Earlier this week, I sent a very authoritative e-mail to my editors, explaining that Microsoft would likely update the Mac version of Office in the first couple of weeks of August. A day later, Microsoft announced that the update will be delayed until January. Do you ever have weeks like that?
Macworld quotes Craig Eisler, general manager of the Microsoft Macintosh Business Unit: "We made the decision to do this so we could give users the type of quality that they deserve... This is a quality-driven decision."
Apple bloggers made with the funny in response:
Daring Fireball: "Translation: It's not done yet."
MacUser: "Sure, it sounds reasonable, but what other excuse are they really going to give? 'Oh, we totally forgot we were supposed to be working on Office, because we were all playing the Halo 3 demo. Our bad!'"

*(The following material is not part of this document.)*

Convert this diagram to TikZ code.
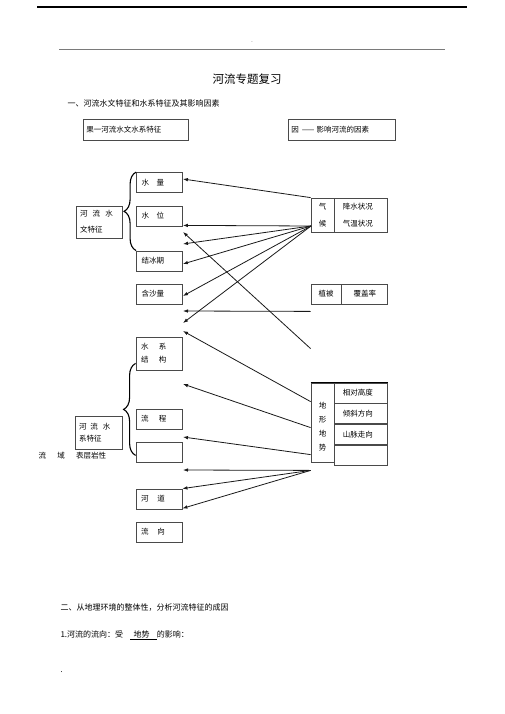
\documentclass[tikz,border=0pt]{standalone}
\usepackage{fontspec}
\setmainfont{Noto Sans CJK SC}
\usepackage{tikz}
\usetikzlibrary{arrows.meta,positioning,calc,decorations.pathreplacing}
\definecolor{boxline}{HTML}{4A4A4A}
\definecolor{rulegray}{HTML}{7A7A7A}

\begin{document}
\begin{tikzpicture}[x=1pt,y=-1pt,font=\fontsize{7.5}{9}\selectfont,
  fbox/.style={draw=boxline,line width=0.8pt,minimum height=20pt,text width=36pt,inner xsep=5pt,inner ysep=0pt,align=left},
  cell/.style={draw=boxline,line width=0.8pt,inner sep=0pt,minimum height=20pt},
  arr/.style={-{Latex[length=5pt,width=3.6pt]},line width=0.8pt,black!90},
  brc/.style={decorate,decoration={brace,amplitude=12pt},line width=1.1pt}]
  \useasboundingbox (0,0) rectangle (505,714);
  \draw[line width=1.2pt] (37,7) -- (467,7);
  \draw[rulegray,line width=0.8pt] (59,49) -- (445,49);
  \node[font=\tiny,text=black!50] (dash) at (252,43) {-};
  \node[font=\fontsize{11.5}{13}\selectfont] (title) at (247,79) {河流专题复习};
  \node[anchor=west,font=\fontsize{8}{10}\selectfont] (sec1) at (64,103) {一、河流水文特征和水系特征及其影响因素};
  \node[draw=boxline,line width=0.8pt,text width=99pt,inner xsep=3pt,minimum height=21pt,anchor=west] (guo) at (83,129.5) {果一河流水文水系特征};
  \node[draw=boxline,line width=0.8pt,text width=101pt,inner xsep=3pt,minimum height=21pt,anchor=west] (yin) at (288,129.5) {因\hspace{0.4em}——\hspace{0.3em}影响河流的因素};
  \node[fbox] (sl) at (159.5,182.5) {水\hspace{1em}量};
  \node[fbox] (sw) at (159.5,216) {水\hspace{1em}位};
  \node[fbox] (jbq) at (159.5,261) {结冰期};
  \node[fbox] (hsl) at (159.5,294) {含沙量};
  \node[fbox,minimum height=32pt,text width=38pt,inner xsep=4pt,font=\fontsize{7.5}{16}\selectfont] (swtz) at (99,222) {河\hspace{0.7em}流\hspace{0.7em}水\\文特征};
  \node[fbox,minimum height=33pt,font=\fontsize{7.5}{13}\selectfont] (sxjg) at (159,353.5) {水\hspace{1.4em}系\\结\hspace{1.4em}构};
  \node[fbox] (lc) at (159,419) {流\hspace{1.4em}程};
  \node[fbox] (kong) at (159,452) {};
  \node[fbox] (hd) at (159,499) {河\hspace{1.2em}道};
  \node[fbox] (lx) at (159,532) {流\hspace{1.2em}向};
  \node[fbox,minimum height=33pt,text width=39pt,inner xsep=4pt,font=\fontsize{7.5}{12}\selectfont] (sxtz) at (98.5,432.5) {河\hspace{0.5em}流\hspace{0.7em}水\\系特征};
  \node[anchor=west] (lyyx) at (35,456) {流\hspace{1.5em}域\hspace{1.5em}表层岩性};
  \draw[brc] (jbq.north west) -- (sl.north west);
  \draw[brc] ([yshift=7pt]kong.south west) -- ([yshift=7pt]sxjg.south west);
  \node[cell,minimum width=23pt,minimum height=34pt,align=center,font=\fontsize{7.5}{17}\selectfont] (qh) at (322.5,215) {气\\候};
  \node[cell,minimum height=34pt,text width=37pt,inner xsep=8pt,align=left,anchor=west,font=\fontsize{7.5}{17}\selectfont] (qhzk) at (qh.east) {降水状况\\气温状况};
  \node[cell,minimum width=30pt] (zb) at (326,294) {植被};
  \node[cell,minimum width=46pt,anchor=west] (fgl) at (zb.east) {覆盖率};
  \node[cell,minimum width=23pt,minimum height=79pt,
    label={[align=center,font=\fontsize{7.5}{14}\selectfont,yshift=-4pt]center:地\\形\\地\\势}] (dxds) at (322.5,422.5) {};
  \node[cell,text width=37pt,inner xsep=8pt,align=left,anchor=north west] (xdgd) at (dxds.north east) {相对高度};
  \node[cell,text width=37pt,inner xsep=8pt,align=left,anchor=north] (qxfx) at (xdgd.south) {倾斜方向};
  \node[cell,text width=37pt,inner xsep=8pt,align=left,anchor=north] (smzx) at (qxfx.south) {山脉走向};
  \node[cell,text width=37pt,inner xsep=8pt,align=left,anchor=north] (dxkong) at (smzx.south) {};
  \draw[line width=1.4pt] (dxds.north west) -- (xdgd.north east);
  \coordinate (qhsrc) at (311,226);
  \coordinate (zbsrc) at ([yshift=-7pt]zb.south west);
  \coordinate (dxtop) at ([yshift=34pt]dxds.north west);
  \coordinate (dxsrc) at ([yshift=-8pt]dxds.south west);
  \coordinate (swin) at ([yshift=1pt]sw.south east);
  \coordinate (jbqin) at ([yshift=-3pt]jbq.east);
  \coordinate (hslin) at ([yshift=-2pt]hsl.east);
  \coordinate (hdin) at ([yshift=1pt]hd.south east);
  \foreach \n/\y in {a/244,b/323,c/232,d/311,e/331,f/384,g/437,h/470}
    \coordinate (t\n) at (183,\y);
  \draw[arr] (qh.north west) -- ([yshift=3.5pt]sl.east);
  \foreach \t in {swin,ta,jbqin,hslin,tb}
    \draw[arr] (qhsrc) -- (\t);
  \draw[arr] (dxtop) -- (tc);
  \draw[arr] (zbsrc) -- (td);
  \draw[arr] ([yshift=-19pt]dxds.north west) -- (te);
  \draw[arr] ([yshift=-45pt]dxds.north west) -- (tf);
  \draw[arr] ([yshift=-72pt]dxds.north west) -- (tg);
  \foreach \t in {th,hd.north east,hdin}
    \draw[arr] (dxsrc) -- (\t);
  \node[anchor=west,font=\fontsize{8}{10}\selectfont] (sec2) at (57,608) {二、从地理环境的整体性，分析河流特征的成因};
  \node[anchor=west,font=\fontsize{8}{10}\selectfont] (q1) at (57,635) {1.河流的流向：受\hspace{0.9em}\underline{\hspace{0.4em}地势\hspace{0.9em}}的影响：};
  \node[anchor=west] (dot) at (57,672) {.};
\end{tikzpicture}
\end{document}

Other reasons for the delay: Apple's switch to Intel's chips, and converting Microsoft's new XML file format to the Mac platform, according to the Seattle Post-Intelligencer.
Microsoft had planned to release the software in the second half of this year, so a delay to January really isn't much. However, I know I've talked to a few Mac users who -- like me -- expected it in the autumn or earlier, and to us the delay is a shock.

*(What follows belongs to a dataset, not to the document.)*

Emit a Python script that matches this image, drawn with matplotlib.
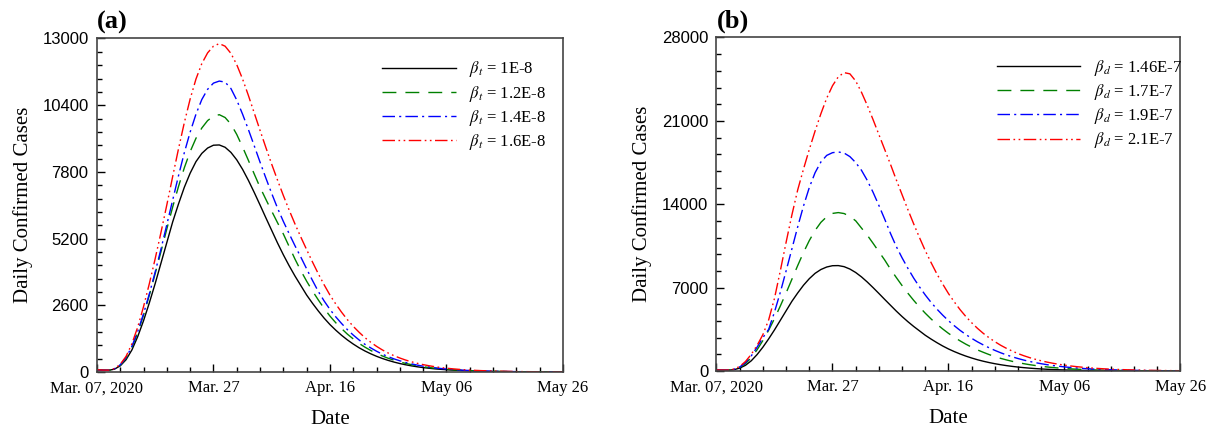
import numpy as np
import matplotlib
matplotlib.use("Agg")
import matplotlib.pyplot as plt
from matplotlib.ticker import MultipleLocator

plt.rcParams['font.family'] = ['Liberation Serif', 'DejaVu Serif']
plt.rcParams['mathtext.fontset'] = 'stix'

# days since Mar. 07, 2020
days = np.arange(0, 81)

date_ticks = [0, 20, 40, 60, 80]
date_labels = ['Mar. 07, 2020', 'Mar. 27', 'Apr. 16', 'May 06', 'May 26']

# baseline curve (same in both panels)
base_cases = [90, 70, 65, 110, 240, 480, 860, 1380, 2000, 2700,
              3450, 4250, 5050, 5850, 6550, 7200, 7750, 8200, 8520, 8730,
              8840, 8850, 8760, 8560, 8270, 7900, 7470, 7000, 6510, 6010,
              5520, 5030, 4570, 4140, 3740, 3370, 3000, 2680, 2380, 2100,
              1850, 1630, 1430, 1250, 1090, 945, 820, 710, 612, 527,
              452, 387, 330, 281, 239, 203, 172, 146, 123, 104,
              88, 74, 62, 52, 44, 37, 31, 26, 22, 18,
              15, 13, 11, 9, 8, 7, 6, 5, 4, 3, 3]

# panel (a): varying beta_t
a_labels = ['1E-8', '1.2E-8', '1.4E-8', '1.6E-8']
a_green = [90, 70, 67, 118, 260, 530, 960, 1530, 2220, 3000,
           3840, 4700, 5580, 6430, 7230, 7960, 8590, 9110, 9510, 9800,
           9970, 10030, 9920, 9660, 9260, 8770, 8250, 7720, 7200, 6730,
           6270, 5820, 5380, 4890, 4400, 3950, 3540, 3160, 2810, 2480,
           2180, 1920, 1690, 1475, 1290, 1115, 970, 840, 725, 625,
           535, 460, 392, 335, 285, 243, 206, 175, 148, 125,
           106, 89, 75, 63, 53, 45, 38, 32, 27, 22,
           18, 15, 13, 11, 9, 8, 7, 6, 5, 4, 3]
a_blue = [90, 72, 70, 125, 280, 560, 1000, 1580, 2270, 3050,
          3900, 4800, 5750, 6700, 7650, 8550, 9350, 10050, 10620, 11020,
          11260, 11340, 11300, 11050, 10600, 10050, 9450, 8820, 8180, 7560,
          6960, 6390, 5870, 5390, 4920, 4480, 4020, 3570, 3140, 2770,
          2440, 2150, 1890, 1650, 1440, 1250, 1080, 940, 810, 695,
          597, 511, 436, 371, 316, 268, 227, 193, 162, 137,
          116, 98, 82, 69, 58, 49, 41, 34, 29, 24,
          20, 17, 15, 12, 11, 9, 8, 7, 5, 4, 4]
a_red = [90, 75, 72, 130, 300, 610, 1100, 1750, 2550, 3450,
         4420, 5450, 6520, 7620, 8700, 9720, 10640, 11420, 12020, 12440,
         12700, 12800, 12700, 12420, 11980, 11420, 10780, 10100, 9420, 8750,
         8100, 7480, 6880, 6310, 5770, 5260, 4770, 4290, 3830, 3400,
         3000, 2650, 2330, 2040, 1780, 1550, 1340, 1160, 1000, 860,
         740, 635, 545, 465, 397, 338, 287, 244, 207, 175,
         148, 125, 106, 89, 75, 63, 53, 45, 38, 32,
         27, 23, 19, 16, 13, 11, 9, 8, 7, 6, 5]

# panel (b): varying beta_d
b_labels = ['1.46E-7', '1.7E-7', '1.9E-7', '2.1E-7']
b_green = [90, 72, 70, 130, 300, 620, 1120, 1780, 2560, 3430,
           4400, 5450, 6550, 7700, 8850, 9950, 10950, 11800, 12480, 12950,
           13230, 13300, 13220, 12980, 12610, 12000, 11400, 10720, 10020, 9320,
           8550, 7850, 7170, 6530, 5930, 5370, 4850, 4370, 3930, 3530,
           3160, 2830, 2530, 2250, 2000, 1770, 1570, 1380, 1210, 1060,
           930, 810, 705, 612, 530, 458, 395, 340, 292, 250,
           214, 183, 156, 133, 113, 96, 82, 69, 59, 50,
           42, 36, 30, 26, 22, 18, 15, 13, 11, 9, 8]
b_blue = [90, 75, 75, 140, 330, 700, 1270, 2000, 2800, 3500,
          4950, 6600, 8400, 10250, 12100, 13850, 15400, 16650, 17550, 18100,
          18330, 18390, 18300, 18000, 17500, 16850, 16000, 15000, 13900, 12750,
          11550, 10450, 9500, 8620, 7800, 7060, 6380, 5760, 5200, 4690,
          4220, 3800, 3410, 3060, 2740, 2450, 2190, 1950, 1730, 1530,
          1350, 1190, 1045, 915, 800, 700, 610, 530, 460, 400,
          345, 298, 257, 221, 190, 163, 140, 120, 103, 88,
          75, 64, 55, 47, 40, 34, 29, 25, 21, 18, 15]
b_red = [90, 78, 80, 160, 380, 800, 1400, 2150, 3050, 4300,
         6100, 8400, 10800, 13100, 15200, 16950, 18600, 20150, 21600, 22900,
         23950, 24700, 25050, 24950, 24350, 23400, 22300, 21100, 19850, 18600,
         17350, 16050, 14800, 13550, 12350, 11200, 10100, 9100, 8150, 7300,
         6500, 5800, 5150, 4570, 4050, 3580, 3160, 2790, 2460, 2160,
         1900, 1670, 1460, 1280, 1120, 980, 855, 745, 650, 565,
         490, 425, 370, 320, 277, 240, 207, 179, 155, 134,
         116, 100, 86, 74, 64, 55, 47, 41, 35, 30, 26]

colors = ['black', '#008000', 'blue', 'red']
styles = ['-', (0, (10, 6.5)), (0, (9, 3, 1.5, 3)), (0, (9, 2.5, 1.2, 2.5, 1.2, 2.5))]

fig = plt.figure(figsize=(12.15, 4.32), dpi=100)
ax_a = fig.add_axes([0.0798, 0.1389, 0.3835, 0.7720])
ax_b = fig.add_axes([0.5897, 0.1412, 0.3819, 0.7720])


def draw_panel(ax, series, labels, sym, ymax, ystep, tag, leg_anchor, hlen):
    for vals, lab, c, ls in zip(series, labels, colors, styles):
        ax.plot(days, vals, color=c, linestyle=ls, lw=1.0,
                label=r'$\beta_{%s}$ = %s' % (sym, lab))
    ax.set_xlim(0, 80)
    ax.set_ylim(0, ymax)
    ax.set_xticks(date_ticks)
    ax.set_xticklabels(date_labels, fontsize=12)
    ax.xaxis.set_minor_locator(MultipleLocator(4))
    ax.set_yticks(np.arange(0, ymax + 1, ystep))
    ax.yaxis.set_minor_locator(MultipleLocator(ystep / 5))
    for t in ax.get_yticklabels():
        t.set_family('Liberation Sans')
        t.set_fontsize(12)
    ax.tick_params(which='both', direction='in', top=False, right=False)
    ax.tick_params(which='major', length=6, width=1, pad=6)
    ax.tick_params(which='minor', length=3.5, width=1)
    for s in ax.spines.values():
        s.set_color('#444444')
        s.set_linewidth(1.2)
    ax.set_xlabel('Date', fontsize=15, labelpad=10)
    ax.set_ylabel('Daily Confirmed Cases', fontsize=15, labelpad=7)
    ax.text(0.0, 1.012, tag, transform=ax.transAxes, fontsize=19, fontweight='bold',
            ha='left', va='bottom')
    ax.legend(loc='upper left', bbox_to_anchor=leg_anchor, frameon=False, fontsize=12,
              handlelength=hlen, handletextpad=0.8, labelspacing=0.25)


draw_panel(ax_a, [base_cases, a_green, a_blue, a_red], a_labels, 't', 13000, 2600, '(a)',
           (0.58, 0.982), 4.4)
draw_panel(ax_b, [base_cases, b_green, b_blue, b_red], b_labels, 'd', 28000, 7000, '(b)',
           (0.572, 0.984), 5.0)

fig.savefig('out.png', dpi=100)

Microsoft now says it will release the software to manufacturers in December, which will put it on retail shelves in January and in enterprises the first quarter of 2008. The company plans to showcase the final version of Office 2008 for the Mac at the Macworld Conference Jan. 14-18.

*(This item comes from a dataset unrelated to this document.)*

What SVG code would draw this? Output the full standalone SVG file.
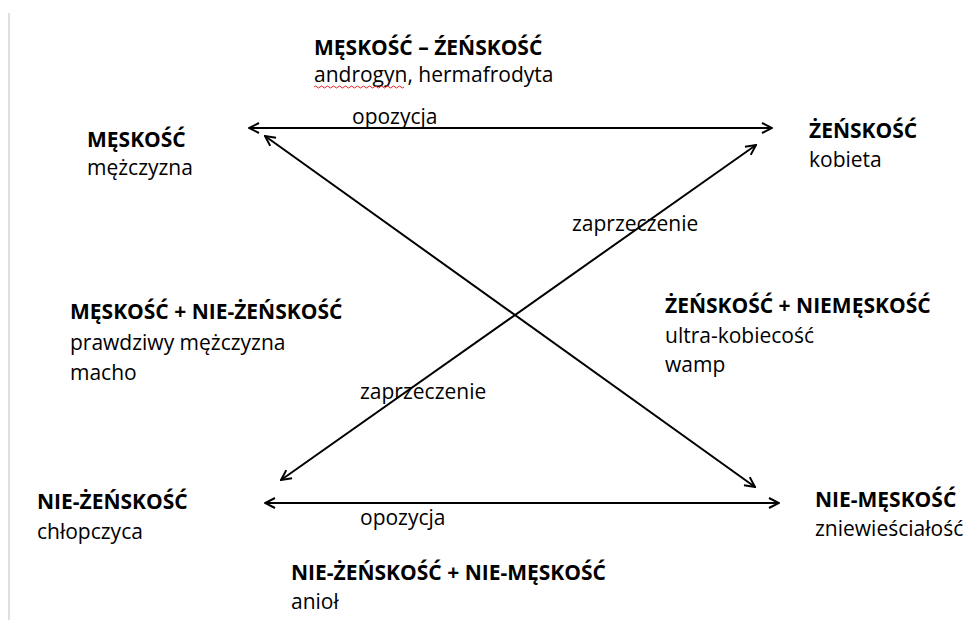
<svg xmlns="http://www.w3.org/2000/svg" width="970" height="628" viewBox="0 0 970 628">
<style>
text{font-family:"Open Sans","Noto Sans","Liberation Sans",sans-serif;font-size:21px;fill:#000}
.b{font-weight:bold}
.c{stroke:#000;stroke-width:2;fill:none}
</style>
<defs>
<marker id="ah" viewBox="0 0 12 12" refX="11" refY="6" markerWidth="12" markerHeight="12" markerUnits="userSpaceOnUse" orient="auto-start-reverse">
<path d="M1,1 L11,6 L1,11" fill="none" stroke="#000" stroke-width="2"/>
</marker>
</defs>
<rect width="970" height="628" fill="#fff"/>
<line x1="9" y1="13" x2="9" y2="620" stroke="#d4d4d4" stroke-width="1.5"/>
<g id="connectors">
<line class="c" x1="249" y1="128" x2="772" y2="128" marker-start="url(#ah)" marker-end="url(#ah)"/>
<line class="c" x1="265" y1="503" x2="779" y2="503" marker-start="url(#ah)" marker-end="url(#ah)"/>
<line class="c" x1="265" y1="136" x2="755" y2="487" marker-start="url(#ah)" marker-end="url(#ah)"/>
<line class="c" x1="756" y1="145" x2="281" y2="480" marker-start="url(#ah)" marker-end="url(#ah)"/>
<text x="352" y="124">opozycja</text>
<text x="572" y="231">zaprzeczenie</text>
<text x="360" y="399">zaprzeczenie</text>
<text x="360" y="525">opozycja</text>
</g>
<g id="n-meskosc-zenskosc">
<text class="b" x="314" y="55">MĘSKOŚĆ – ŹEŃSKOŚĆ</text>
<text x="314" y="82">androgyn, hermafrodyta</text>
<path d="M314,87 q1.5,-2 3,0 t3,0 t3,0 t3,0 t3,0 t3,0 t3,0 t3,0 t3,0 t3,0 t3,0 t3,0 t3,0 t3,0 t3,0 t3,0 t3,0 t3,0 t3,0 t3,0 t3,0 t3,0 t3,0 t3,0 t3,0 t3,0 t3,0 t3,0 t3,0 t3,0" fill="none" stroke="#e02020" stroke-width="1"/>
</g>
<g id="n-meskosc">
<text class="b" x="87" y="147">MĘSKOŚĆ</text>
<text x="87" y="175">mężczyzna</text>
</g>
<g id="n-zenskosc">
<text class="b" x="809" y="138">ŻEŃSKOŚĆ</text>
<text x="809" y="167">kobieta</text>
</g>
<g id="n-meskosc-niezenskosc">
<text class="b" x="70" y="319">MĘSKOŚĆ + NIE-ŻEŃSKOŚĆ</text>
<text x="70" y="350">prawdziwy mężczyzna</text>
<text x="70" y="380">macho</text>
</g>
<g id="n-zenskosc-niemeskosc">
<text class="b" x="665" y="313">ŻEŃSKOŚĆ + NIEMĘSKOŚĆ</text>
<text x="665" y="343">ultra-kobiecość</text>
<text x="665" y="372">wamp</text>
</g>
<g id="n-niezenskosc">
<text class="b" x="37" y="509">NIE-ŻEŃSKOŚĆ</text>
<text x="37" y="539">chłopczyca</text>
</g>
<g id="n-niemeskosc">
<text class="b" x="815" y="507">NIE-MĘSKOŚĆ</text>
<text x="815" y="536">zniewieściałość</text>
</g>
<g id="n-niezenskosc-niemeskosc">
<text class="b" x="291" y="580">NIE-ŻEŃSKOŚĆ + NIE-MĘSKOŚĆ</text>
<text x="291" y="609">anioł</text>
</g>
</svg>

So who's going to be hurt by this decision? Macworld's Philip Michaels says it's not the users or Apple. Microsoft is the biggest victim of its own delays. While Office is one of the last major Mac apps to add native compatibility with Intel hardware, Apple users aren't delaying buying new Macs to ensure Office compatibility, as they did with programs like the Adobe line.
And if I were Microsoft, that would worry me a bit. Sure, it's never pleasant to get grief from your customers about a product delay. But isn't that better than a shrug?
For every day that Office 2008 doesn't come out, that's another day for users to get accustomed to not having it -- and to wonder whether they even need Office in the first place. Speaking personally, I've been getting a little tired of Entourage's eccentricities. Originally, I was planning to see if Office 2008 improved matters any; now I'm wondering if it might be better to use the next six months to explore alternatives. I can't believe I'm the only Mac user mulling over that consideration.
A decade ago, Bill Gates appeared at Macworld Expo to announce what amounted to a bailout of Apple, including a pledge to continue supporting Mac with the Office. But Apple is a lot stronger now; it just had its best-ever sales quarter, Michaels notes. "I'm not saying Microsoft is becoming irrelevant to the Mac platform, but it does seem like the 800-pound gorilla has slimmed down recently," he said.
Mac sales of Office are becoming increasingly important to Microsoft. Mac Office sales are growing much faster than Office for Windows, the Associated Press notes: "Sales of Office for Macs rose about 72% from 2001 to 2006, compared with an increase of about 18% for Windows versions. Sales of the Mac versions made up about 20% of dollars spent on Office at U.S. retail stores and Web sites in 2006, up from 4% in 2001."
Update: 8 pm EDT: A friend read the first paragraph of this blog post and noted that it wasn't Microsoft that shot itself in the foot. Well, all right, we both did.